The stone – which is emblazoned with the word “King” in large gold letters – has been shared on TikTok since his family unveiled it last Thursday.
But some visitors have no problem with the gravestone at all.
Mandy Stratford, who was visiting a loved one’s grave at the cemetery, told the BBC: “I think it’s beautiful. It doesn’t offend me at all and I think it’d be a shame if they did take it down.
“I don’t think it’s offending anybody in the position it’s in. If it was in the middle near everyone’s loved ones I could understand it.”
The stone features imposing biblical carvings, a working jukebox playing Willy’s favorite tunes, and 24-hour surveillance which acts as a walkie-talkie for his family to converse with him whenever they need.
However, many other visitors have branded the stone an “eyesore” and a “monstrosity”.
Kelly Greaves said: “My husband’s cousin has had no end of problems with red tape for her 21-year-old son’s serious. Can’t put this on or that. Yet it’s nothing like this.
“I’m not saying this is wrong! I’m saying if this is right then it should be right for everyone and should be equal.”
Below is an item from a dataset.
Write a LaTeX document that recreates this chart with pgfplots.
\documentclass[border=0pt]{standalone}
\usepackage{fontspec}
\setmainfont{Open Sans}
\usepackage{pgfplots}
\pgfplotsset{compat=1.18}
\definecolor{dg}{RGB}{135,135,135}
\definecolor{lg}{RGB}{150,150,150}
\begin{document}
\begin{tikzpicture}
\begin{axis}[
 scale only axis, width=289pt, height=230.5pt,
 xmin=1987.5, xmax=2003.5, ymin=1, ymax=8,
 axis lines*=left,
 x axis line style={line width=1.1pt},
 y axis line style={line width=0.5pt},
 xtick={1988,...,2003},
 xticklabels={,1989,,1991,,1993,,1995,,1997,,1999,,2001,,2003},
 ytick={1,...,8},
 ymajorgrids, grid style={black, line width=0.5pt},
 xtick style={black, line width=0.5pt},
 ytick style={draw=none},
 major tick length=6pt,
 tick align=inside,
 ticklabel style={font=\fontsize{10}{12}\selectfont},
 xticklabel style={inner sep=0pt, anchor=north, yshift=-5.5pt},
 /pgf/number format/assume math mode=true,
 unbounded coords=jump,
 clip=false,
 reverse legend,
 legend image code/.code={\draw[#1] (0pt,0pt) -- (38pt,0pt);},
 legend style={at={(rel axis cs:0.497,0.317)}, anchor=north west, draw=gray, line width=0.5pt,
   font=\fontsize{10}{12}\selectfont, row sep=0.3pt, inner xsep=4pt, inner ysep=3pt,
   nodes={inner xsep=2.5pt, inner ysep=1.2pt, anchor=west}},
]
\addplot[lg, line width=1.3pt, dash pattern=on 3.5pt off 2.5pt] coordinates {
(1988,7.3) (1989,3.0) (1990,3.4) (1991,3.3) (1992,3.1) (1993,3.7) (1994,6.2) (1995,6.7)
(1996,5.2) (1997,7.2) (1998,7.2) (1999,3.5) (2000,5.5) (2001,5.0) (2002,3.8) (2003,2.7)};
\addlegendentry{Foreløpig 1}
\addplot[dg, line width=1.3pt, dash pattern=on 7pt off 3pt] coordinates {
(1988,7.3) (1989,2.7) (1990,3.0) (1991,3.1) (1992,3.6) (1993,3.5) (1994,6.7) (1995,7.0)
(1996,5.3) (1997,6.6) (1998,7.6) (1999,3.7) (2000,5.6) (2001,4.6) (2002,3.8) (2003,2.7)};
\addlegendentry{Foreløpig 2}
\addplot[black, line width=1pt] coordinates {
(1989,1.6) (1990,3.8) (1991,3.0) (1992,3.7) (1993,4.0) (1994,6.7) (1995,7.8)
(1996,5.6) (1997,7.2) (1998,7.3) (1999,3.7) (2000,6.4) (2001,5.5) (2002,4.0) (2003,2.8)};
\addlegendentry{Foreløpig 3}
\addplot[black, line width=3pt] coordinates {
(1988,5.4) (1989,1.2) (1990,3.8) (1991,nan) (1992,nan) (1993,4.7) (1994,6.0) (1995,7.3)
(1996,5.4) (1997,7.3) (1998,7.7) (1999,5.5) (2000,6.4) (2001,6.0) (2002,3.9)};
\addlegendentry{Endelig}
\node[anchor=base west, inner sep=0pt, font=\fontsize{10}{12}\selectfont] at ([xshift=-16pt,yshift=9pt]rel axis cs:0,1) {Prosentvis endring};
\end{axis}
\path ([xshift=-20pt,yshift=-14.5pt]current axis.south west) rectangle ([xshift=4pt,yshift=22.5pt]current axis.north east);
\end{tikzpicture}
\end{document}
Lesley Smith said: “How was that monstrosity allowed? Countless times, bereaved parents of young children have had to move teddy bears etc from graves in other cemeteries. Lights and a jukebox in a cemetery whatever next.”
Willy’s family spared no expense for his send-off, which featured a procession of Rolls Royce cars and a horse and carriage. The funeral was a massive affair, with hundreds of well-wishers lining the streets to pay their respects, to a man that was very well known in the Darnall area of Sheffield.
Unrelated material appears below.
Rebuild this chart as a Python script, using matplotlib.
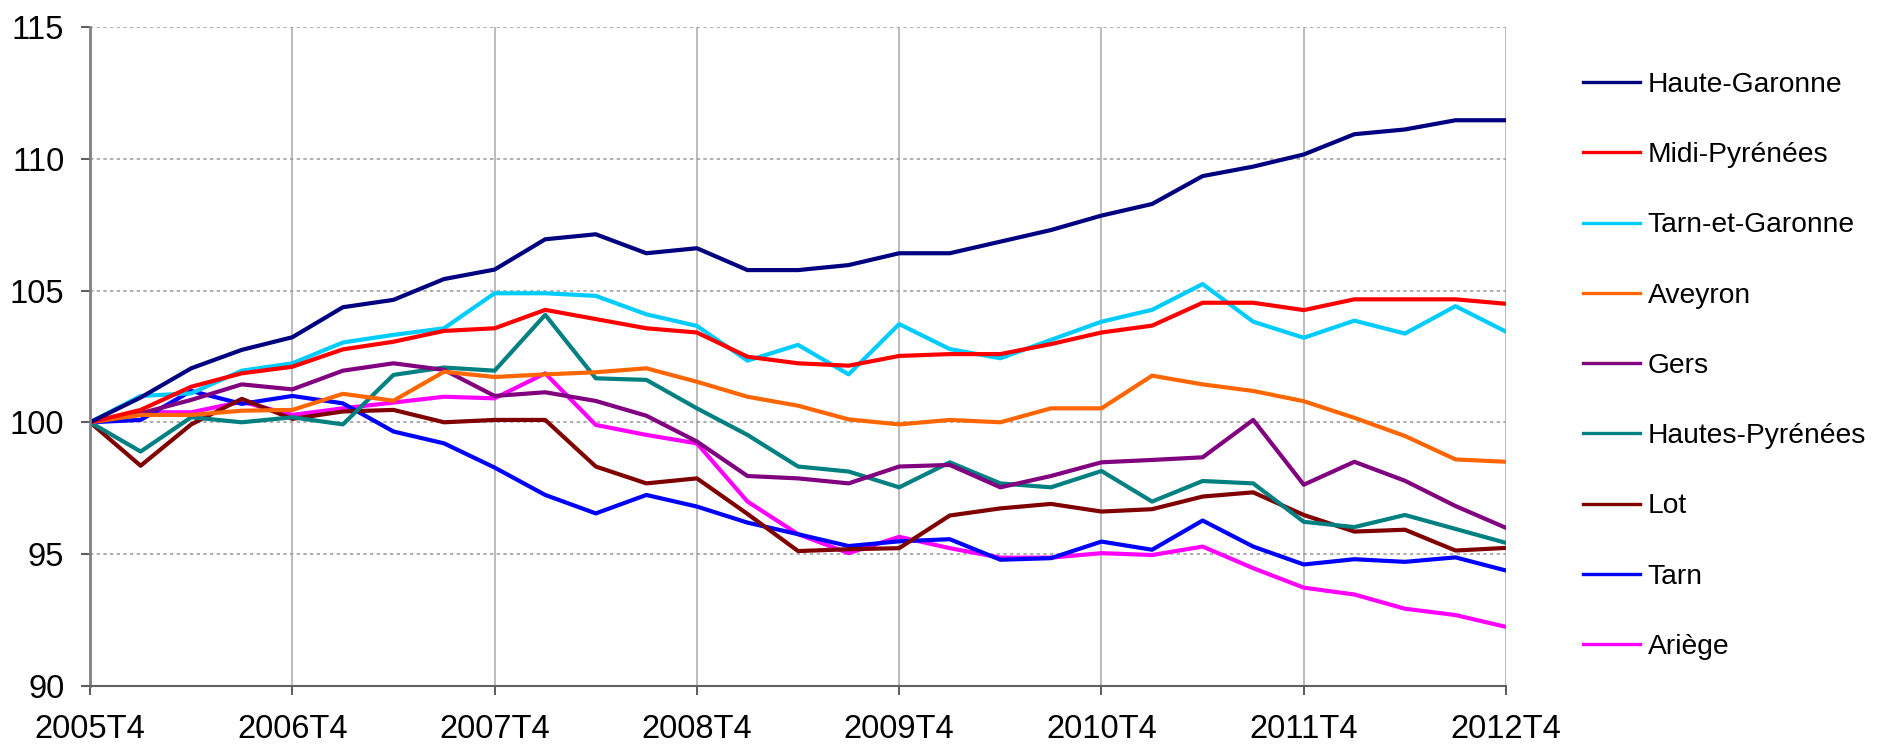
import matplotlib
matplotlib.use("Agg")
import matplotlib.pyplot as plt
import numpy as np

plt.rcParams['font.family'] = ['Liberation Sans', 'DejaVu Sans']

# quarters 2005T4 .. 2012T4
quarters = [f"{y}T{q}" for y in range(2005, 2013) for q in range(1, 5)][3:]
year_labels = [f"{y}T4" for y in range(2005, 2013)]

haute_garonne = [100, 100.94, 102.05, 102.75, 103.23, 104.37, 104.65, 105.44, 105.8,
                 106.95, 107.14, 106.42, 106.61, 105.78, 105.78, 105.97, 106.42,
                 106.42, 106.86, 107.30, 107.85, 108.29, 109.35, 109.71, 110.17,
                 110.94, 111.12, 111.47, 111.47]
midi_pyrenees = [100, 100.47, 101.35, 101.86, 102.11, 102.77, 103.06, 103.47, 103.57,
                 104.27, 103.92, 103.57, 103.41, 102.49, 102.24, 102.15, 102.52,
                 102.59, 102.59, 102.97, 103.41, 103.67, 104.54, 104.54, 104.26,
                 104.67, 104.67, 104.67, 104.5]
tarn_et_garonne = [100, 101.0, 101.1, 101.96, 102.24, 103.03, 103.32, 103.57, 104.9,
                   104.9, 104.8, 104.1, 103.66, 102.34, 102.94, 101.82, 103.73,
                   102.78, 102.43, 103.13, 103.82, 104.27, 105.25, 103.82, 103.21,
                   103.86, 103.37, 104.41, 103.44]
aveyron = [100, 100.28, 100.28, 100.44, 100.47, 101.08, 100.82, 101.92, 101.72,
           101.82, 101.9, 102.05, 101.54, 100.97, 100.63, 100.11, 99.92,
           100.09, 100.0, 100.53, 100.53, 101.77, 101.44, 101.19, 100.8,
           100.17, 99.48, 98.59, 98.5]
gers = [100, 100.34, 100.85, 101.44, 101.25, 101.96, 102.24, 101.99, 101.0,
        101.14, 100.81, 100.25, 99.27, 97.96, 97.87, 97.68, 98.32,
        98.38, 97.53, 97.96, 98.48, 98.57, 98.67, 100.09, 97.63,
        98.5, 97.78, 96.82, 95.99]
hautes_pyrenees = [100, 98.89, 100.19, 100.0, 100.19, 99.92, 101.8, 102.08, 101.96,
                   104.08, 101.67, 101.61, 100.53, 99.52, 98.32, 98.13, 97.53,
                   98.48, 97.68, 97.53, 98.15, 96.99, 97.77, 97.68, 96.22,
                   96.02, 96.48, 95.95, 95.42]
lot = [100, 98.35, 99.92, 100.89, 100.13, 100.41, 100.47, 100.0, 100.09,
       100.09, 98.32, 97.68, 97.87, 96.52, 95.11, 95.18, 95.22,
       96.46, 96.73, 96.9, 96.61, 96.7, 97.18, 97.34, 96.48,
       95.85, 95.92, 95.13, 95.23]
tarn = [100, 100.09, 101.19, 100.7, 101.0, 100.72, 99.65, 99.2, 98.28,
        97.24, 96.54, 97.24, 96.8, 96.19, 95.75, 95.3, 95.48,
        95.56, 94.78, 94.84, 95.47, 95.16, 96.27, 95.28, 94.6,
        94.8, 94.7, 94.87, 94.37]
ariege = [100, 100.38, 100.38, 100.78, 100.28, 100.53, 100.75, 100.97, 100.91,
          101.86, 99.9, 99.52, 99.2, 96.99, 95.75, 95.03, 95.65,
          95.22, 94.86, 94.86, 95.03, 94.96, 95.28, 94.46, 93.72,
          93.46, 92.92, 92.68, 92.23]

series = [
    ("Haute-Garonne", haute_garonne, "#000080"),
    ("Midi-Pyrénées", midi_pyrenees, "#FF0000"),
    ("Tarn-et-Garonne", tarn_et_garonne, "#00CCFF"),
    ("Aveyron", aveyron, "#FF6600"),
    ("Gers", gers, "#800080"),
    ("Hautes-Pyrénées", hautes_pyrenees, "#008080"),
    ("Lot", lot, "#800000"),
    ("Tarn", tarn, "#0000FF"),
    ("Ariège", ariege, "#FF00FF"),
]

fig = plt.figure(figsize=(18.84, 7.48), dpi=100)
ax = fig.add_axes([0.0478, 0.0834, 0.7516, 0.8801])

x = np.arange(len(quarters))
# draw in reverse so Haute-Garonne ends up on top like the original
for name, vals, col in series[::-1]:
    ax.plot(x, vals, color=col, lw=3.0, label=name)

ax.set_xlim(0, len(quarters) - 1)
ax.set_ylim(90, 115)
ax.set_yticks(np.arange(90, 116, 5))
ax.set_xticks(x[::4])
ax.set_xticklabels(year_labels)
ax.tick_params(axis='both', labelsize=23.5, length=6.5, width=1.2, color='#404040')
ax.tick_params(axis='x', pad=14)
ax.tick_params(axis='y', pad=12)

ax.xaxis.grid(True, color='#b0b0b0', lw=1.2, ls='-')
ax.yaxis.grid(True, color='#a0a0a0', lw=1.2, ls=(0, (2, 2)))
ax.set_axisbelow(True)

for side in ['top', 'right']:
    ax.spines[side].set_visible(False)
ax.spines['left'].set_color('#808080')
ax.spines['left'].set_linewidth(2)
ax.spines['bottom'].set_color('#606060')
ax.spines['bottom'].set_linewidth(1.5)

handles, labels = ax.get_legend_handles_labels()
leg = ax.legend(handles[::-1], labels[::-1], loc='upper left',
                bbox_to_anchor=(0.8345, 0.919), bbox_transform=fig.transFigure,
                frameon=False, fontsize=20.3, handlelength=2.0,
                handletextpad=0.28, labelspacing=1.57, borderaxespad=0)
for line in leg.get_lines():
    line.set_linewidth(2.4)

fig.savefig("out.png", dpi=100)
Meanwhile, Tara Dawn Ellen said that the structure “looks hideous” and Gill Camidge agreed, commenting: “OBSCENE should not be allowed. Let them build their monstrosity on their own land!!”
And Lorraine Larkings said: “How or why are allowed such a big area? If you go over your grave area you soon get a letter to remove it.”
Peter Bradford said that it is “embarrassing that this has been allowed to happen”, while Carol Bodham said: “What a monstrosity absolutely hideous”.
And Leslie Wand said that she has been tending to her own daughter’s grave in Shiregreen Cemetery and has had to “put up with the loud music.”
Simone Fenton-Jarvis said: “Sheffield City Council Can you explain how this was allowed? Music in a cemetery? What happened to rest in peace? I also thought there was a lack of space leading to increased cremations?!”